The most comprehensive early records of essential oil use were left by the Ancient Egyptians, who distilled essential oils for cosmetic purposes as well as to treat all manner of illnesses. Essential oils were used in religious practices and in preserving dead bodies for the afterlife. The Ebers Papyrus, one of the oldest known medical texts describes the medicinal uses of essential oils - 877 prescriptions and recipes.
Perfumes and aromatic plants were also a primary means of commerce among civilizations in ancient Africa, Mesopotamia, Greece, Babylon, and China where they were used to create skincare products, cosmetics, fragrant natural perfumes, and incense.
The Greeks and Romans learned of – and bought – most of their essential oils from the Egyptians. Like the Egyptians, they ascribed the healing properties of the oils to the gods, and used the aromatic oils in their temples, political buildings, and bath houses. Recipes of medicinal essential oils were found inscribed in marble in the temples of Asclepius and Aphrodite. Galen, physician to the Roman Emperors contributed a great deal to the History of Pharmacology. The Galenics method of prescribing pays homage to its originator who 15 centuries ago provided a reference for the practising physician.
Hippocrates, considered as the Father of Medicine, recommended the use of aromatics as food and medicine, as well as a fragrant massage everyday for good health. He is credited with having said, "the way to health is to have an aromatic bath and a scented massage every day."
Some of the earliest documented uses of aromatherapy were in ancient Egypt. There, scientists discovered recipes for treating many types of illness with topical, aromatic and internal use of plant oils. And, one of the oldest surviving medical books in China, "The Chinese Yellow Emperor's Book of Internal Medicine" contains information on more than 300 plants and their properties.
In the 12th century, healers in Europe, particularly those in the monasteries, began to distill small quantities of their own healing herbs and plants for their oils. In medieval Europe, all literary knowledge was in the hands of the nuns and monks, such as Hildegard von Bingen, who studied and recorded the medicinal uses of plants, tinctures and essential oils.
Aromatherapy can be defined as the art and science of utilizing naturally extracted aromatic essences from plants to balance, harmonize and promote the health of body, mind and spirit.
"Aromatherapy is... the skilled and controlled use of essential oils for physical and emotional health and well being." ~ Valerie Cooksley
"Aromatherapy conveys the concept of healing with aromatic substances." ~ Robert Tisserand
"Aromatherapy is a caring, hands-on therapy which seeks to induce relaxation, to increase energy, to reduce the effects of stress and to restore lost balance to mind, body and soul." ~ Robert Tisserand
"Aromatherapy can be defined as the controlled use of essential oils to maintain and promote physical, psychological, and spiritual wellbeing." - Gabriel Mojay
Did Aromatherapy Exist Before Written History?

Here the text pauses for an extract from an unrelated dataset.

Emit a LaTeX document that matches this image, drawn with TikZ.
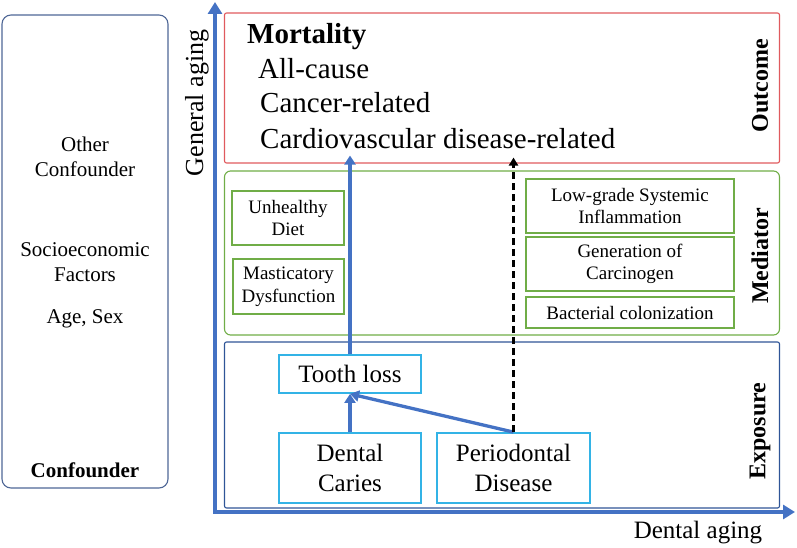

No one knows the identity of the first person to recognize the healing properties of plants but detailed recipes using aromatic compounds are given in the Old Testament. A primitive form of aromatherapy almost certainly existed before written history. Humans have always used plants – particularly those aromatic essential oils to treat illnesses and heal pain and wounds. But only with a certain level of technical sophistication could the ancient essential oil distilleries in Egypt, Israel, and elsewhere be built.
It has been during the past 30 years that Western medicine started recognizing this ancient healing art as an alternative and complementary therapy to traditional treatment regimens. According to the National Association for Holistic Aromatherapy, in the US, aromatherapy is more than a 1 billion dollar business with interest is widespread and expanding. In fact, there are a number of mainstream medical doctors who practice aromatherapy in Europe and most health insurance companies cover reimbursement for treatments.